---------- Entries provided ----------
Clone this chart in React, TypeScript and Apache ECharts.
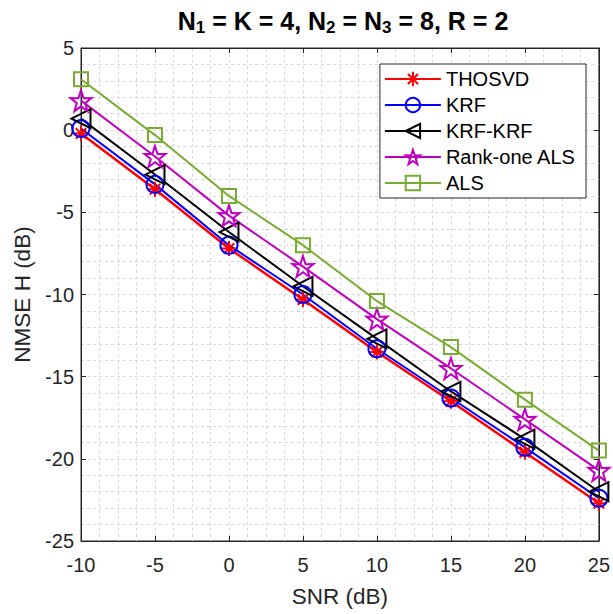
import React, { useEffect, useRef } from "react";
import * as echarts from "echarts";

const snr = [-10, -5, 0, 5, 10, 15, 20, 25];
const thosvd = [-0.2, -3.6, -7.2, -10.3, -13.5, -16.5, -19.6, -22.7];
const krf = [0.1, -3.3, -7.0, -10.0, -13.3, -16.3, -19.3, -22.4];
const krfkrf = [0.7, -2.7, -6.2, -9.5, -12.7, -15.9, -18.8, -22.0];
const rankOneAls = [1.8, -1.6, -5.2, -8.3, -11.5, -14.5, -17.6, -20.7];
const als = [3.1, -0.3, -4.0, -7.0, -10.4, -13.2, -16.4, -19.5];
const seriesNames = ["THOSVD", "KRF", "KRF-KRF", "Rank-one ALS", "ALS"];

const FONT = "Liberation Sans, Arial, sans-serif";
const AX = "#262626";

const asterisk = "path://M50,0L50,100M0,50L100,50M15,15L85,85M15,85L85,15";
const triLeft = "path://M0,50L100,0L100,100Z";
const pentagram =
  "path://M50,0L61.8,35.1L97.6,34.5L69,56.2L79.4,90.5L50,70L20.6,90.5L31,56.2L2.4,34.5L38.2,35.1Z";

function mk(name: string, vals: number[], color: string, symbol: string, size: number, lw: number) {
  return {
    name,
    type: "line",
    data: snr.map((x, i) => [x, vals[i]]),
    symbol,
    symbolSize: size,
    showAllSymbol: true,
    lineStyle: { color, width: lw },
    itemStyle: { color: "rgba(255,255,255,0)", borderColor: color, borderWidth: 2 },
    emphasis: { disabled: true },
    z: 3,
  };
}

export default function App() {
  const ref = useRef<HTMLDivElement>(null);
  useEffect(() => {
    const chart = echarts.init(ref.current!, undefined, { renderer: "svg" });
    const splitStyle = { show: true, lineStyle: { color: "#d9d9d9", type: [3, 3], width: 1 } };
    const edge = { show: true, onZero: false, lineStyle: { color: AX, width: 1 } };
    chart.setOption({
      animation: false,
      backgroundColor: "#ffffff",
      textStyle: { fontFamily: FONT },
      title: {
        text: "N{sub|1} = K = 4, N{sub|2} = N{sub|3} = 8, R = 2",
        left: 338,
        textAlign: "center",
        top: 0,
        textStyle: {
          fontFamily: FONT,
          fontSize: 25,
          fontWeight: "bold",
          color: "#000",
          rich: {
            sub: { fontFamily: FONT, fontSize: 17, fontWeight: "bold", color: "#000", padding: [14, 0, 0, 0] },
          },
        },
      },
      grid: { left: 81, right: 13, top: 48, bottom: 73, show: true, borderColor: AX, borderWidth: 1 },
      legend: {
        orient: "vertical",
        right: 27,
        top: 64,
        backgroundColor: "#ffffff",
        borderColor: AX,
        borderWidth: 1,
        borderRadius: 0,
        padding: [5, 10, 5, 4],
        itemWidth: 56,
        itemHeight: 18,
        itemGap: 6,
        textStyle: { fontFamily: FONT, fontSize: 20, color: "#000" },
        data: seriesNames,
      },
      xAxis: [
        {
          type: "value",
          min: -10,
          max: 25,
          interval: 5,
          name: "SNR (dB)",
          nameLocation: "middle",
          nameGap: 44,
          nameTextStyle: { fontFamily: FONT, fontSize: 22.5, color: AX },
          axisLine: edge,
          axisTick: { show: true, inside: true, length: 5, lineStyle: { color: AX } },
          axisLabel: { fontFamily: FONT, fontSize: 20, color: AX, margin: 14 },
          splitLine: splitStyle,
          minorTick: { show: false, splitNumber: 4 },
          minorSplitLine: splitStyle,
        },
        {
          type: "value",
          position: "top",
          min: -10,
          max: 25,
          interval: 5,
          axisLine: edge,
          axisTick: { show: true, inside: true, length: 5, lineStyle: { color: AX } },
          axisLabel: { show: false },
          splitLine: { show: false },
        },
      ],
      yAxis: [
        {
          type: "value",
          min: -25,
          max: 5,
          interval: 5,
          name: "NMSE H (dB)",
          nameLocation: "middle",
          nameGap: 46,
          nameTextStyle: { fontFamily: FONT, fontSize: 22.5, color: AX },
          axisLine: edge,
          axisTick: { show: true, inside: true, length: 5, lineStyle: { color: AX } },
          axisLabel: { fontFamily: FONT, fontSize: 20, color: AX, margin: 7 },
          splitLine: splitStyle,
          minorTick: { show: false, splitNumber: 5 },
          minorSplitLine: splitStyle,
        },
        {
          type: "value",
          position: "right",
          min: -25,
          max: 5,
          interval: 5,
          axisLine: edge,
          axisTick: { show: true, inside: true, length: 5, lineStyle: { color: AX } },
          axisLabel: { show: false },
          splitLine: { show: false },
        },
      ],
      series: [
        mk("THOSVD", thosvd, "#ff0000", asterisk, 15, 2.5),
        mk("KRF", krf, "#0000ff", "circle", 17, 2),
        mk("KRF-KRF", krfkrf, "#000000", triLeft, 19, 2),
        mk("Rank-one ALS", rankOneAls, "#c000c0", pentagram, 21, 2),
        mk("ALS", als, "#77ac30", "rect", 14, 2),
      ],
    });
    return () => chart.dispose();
  }, []);
  return (
    <div
      ref={ref}
      style={{ position: "fixed", left: 0, top: 0, width: 613, height: 614, overflow: "hidden" }}
    />
  );
}
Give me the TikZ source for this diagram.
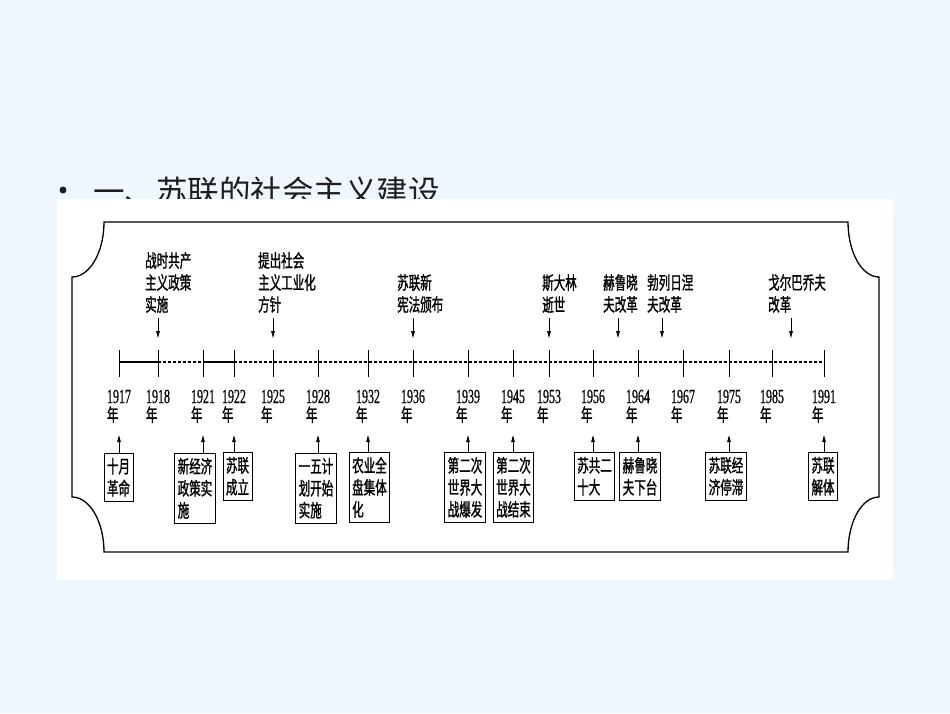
\documentclass[tikz,border=0pt]{standalone}
\usepackage{fontspec}
\usetikzlibrary{arrows.meta}
\newfontfamily\cjk[FakeStretch=0.64,FakeBold=1.2]{Noto Sans CJK SC}
\newfontfamily\cjktitle{Noto Sans CJK SC}
\newfontfamily\yrfont[FakeStretch=0.6,FakeBold=0.6]{Liberation Serif}
\definecolor{bgblue}{RGB}{239,246,253}
\definecolor{titlecol}{RGB}{30,30,30}
\begin{document}
\begin{tikzpicture}[x=1pt,y=-1pt,
  lbl/.style={font=\cjk\fontsize{18}{22}\selectfont, align=left, inner sep=0pt, anchor=south west},
  evbox/.style={draw, line width=0.9pt, font=\cjk\fontsize{18}{22}\selectfont, align=left, inner xsep=3pt, inner ysep=4.5pt, anchor=north},
  yrnum/.style={font=\yrfont\fontsize{20}{20}\selectfont, inner sep=0pt, anchor=base},
  nian/.style={font=\cjk\fontsize{18}{18}\selectfont, inner sep=0pt, anchor=base west},
  tk/.style={line width=0.9pt},
  solidseg/.style={line width=1.6pt},
  dashseg/.style={line width=1.1pt, dash pattern=on 3pt off 2pt},
  downarr/.style={line width=0.8pt, -{Triangle[length=7pt,width=3.6pt]}, shorten <=5pt, shorten >=24pt},
  uparr/.style={line width=0.8pt, -{Triangle[length=7pt,width=3.6pt]}, shorten >=12pt},
  frame/.style={line width=1.3pt}
]
\useasboundingbox (0,0) rectangle (950,713);
\fill[bgblue] (0,0) rectangle (950,713);
% title
\fill[titlecol] (63,190) circle[radius=3.5];
\node[font=\cjktitle\fontsize{31.5}{31.5}\selectfont, text=titlecol, inner sep=0pt, anchor=base west] (title) at (93,203) {一、苏联的社会主义建设};
% white panel
\fill[white] (57,199) rectangle (893,580);
% frame
\draw[frame] (104,222) -- (848,222) .. controls (848,252.4) and (861.9,277) .. (879,277) -- (879,497) .. controls (861.9,497) and (848,521.6) .. (848,552) -- (104,552) .. controls (104,521.6) and (89.7,497) .. (72,497) -- (72,277) .. controls (89.7,277) and (104,252.4) .. cycle;
% timeline ticks and years
\foreach \yr/\x in {1917/119,1918/158,1921/203,1922/234,1925/273,1928/318,1932/368,1936/413,1939/468,1945/513,1953/549,1956/593,1964/638,1967/683,1975/729,1985/772,1991/824}{
  \coordinate (t\yr) at (\x,362);
  \draw[tk] ([yshift=12pt]t\yr) -- ([yshift=-15pt]t\yr);
  \node[yrnum] (n\yr) at (\x,403) {\yr};
  \node[nian] (nn\yr) at ([yshift=-18.5pt]n\yr.base west) {年};
}
\coordinate (a1) at (618,362);
\coordinate (a2) at (662,362);
\coordinate (a3) at (791,362);
\draw[solidseg] (t1917) -- (t1918);
\draw[dashseg] (t1918) -- (t1921);
\draw[solidseg] (t1921) -- (t1922);
\draw[dashseg] (t1922) -- (t1991);
% top labels
\node[lbl] (L1) at (145,313) {战时共产\\主义政策\\实施};
\node[lbl] (L2) at (258,313) {提出社会\\主义工业化\\方针};
\node[lbl] (L3) at (397,313) {苏联新\\宪法颁布};
\node[lbl] (L4) at (542,313) {斯大林\\逝世};
\node[lbl] (L5) at (603,313) {赫鲁晓\\夫改革};
\node[lbl] (L6) at (647,313) {勃列日涅\\夫改革};
\node[lbl] (L7) at (768,313) {戈尔巴乔夫\\改革};
\draw[downarr] (L1.south -| t1918) -- (t1918);
\draw[downarr] (L2.south -| t1925) -- (t1925);
\draw[downarr] (L3.south -| t1936) -- (t1936);
\draw[downarr] (L4.south -| t1953) -- (t1953);
\draw[downarr] (L5.south -| a1) -- (a1);
\draw[downarr] (L6.south -| a2) -- (a2);
\draw[downarr] (L7.south -| a3) -- (a3);
% bottom boxes
\node[evbox] (b1) at (118.5,453) {十月\\革命};
\node[evbox] (b2) at (195,453) {新经济\\政策实\\施};
\node[evbox] (b3) at (237.5,452) {苏联\\成立};
\node[evbox] (b4) at (316,453) {一五计\\划开始\\实施};
\node[evbox] (b5) at (369.5,452) {农业全\\盘集体\\化};
\node[evbox] (b6) at (465,452) {第二次\\世界大\\战爆发};
\node[evbox] (b7) at (513.5,452) {第二次\\世界大\\战结束};
\node[evbox] (b8) at (594.5,452) {苏共二\\十大};
\node[evbox] (b9) at (640,452) {赫鲁晓\\夫下台};
\node[evbox] (b10) at (726,452) {苏联经\\济停滞};
\node[evbox] (b11) at (823,452) {苏联\\解体};
\foreach \b in {b1,b2,b3,b4,b5,b6,b7,b8,b9,b10,b11}{
  \draw[line width=1.6pt] (\b.south west) -- (\b.south east);
}
\draw[uparr] (b1.north -| t1917) -- (nn1917.south -| t1917);
\draw[uparr] (b2.north -| t1921) -- (nn1921.south -| t1921);
\draw[uparr] (b3.north -| t1922) -- (nn1922.south -| t1922);
\draw[uparr] (b4.north -| t1928) -- (nn1928.south -| t1928);
\draw[uparr] (b5.north -| t1932) -- (nn1932.south -| t1932);
\draw[uparr] (b6.north -| t1939) -- (nn1939.south -| t1939);
\draw[uparr] (b7.north -| t1945) -- (nn1945.south -| t1945);
\draw[uparr] (b8.north -| t1956) -- (nn1956.south -| t1956);
\draw[uparr] (b9.north -| t1964) -- (nn1964.south -| t1964);
\draw[uparr] (b10.north -| t1975) -- (nn1975.south -| t1975);
\draw[uparr] (b11.north -| t1991) -- (nn1991.south -| t1991);
\end{tikzpicture}
\end{document}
----------
__To be done__:
Please quote exactly the run of lines that starts the entries and ends at the line containing "import * as", leaving out every picture.

__Completed task__:
Clone this chart in React, TypeScript and Apache ECharts.
import React, { useEffect, useRef } from "react";
import * as echarts from "echarts";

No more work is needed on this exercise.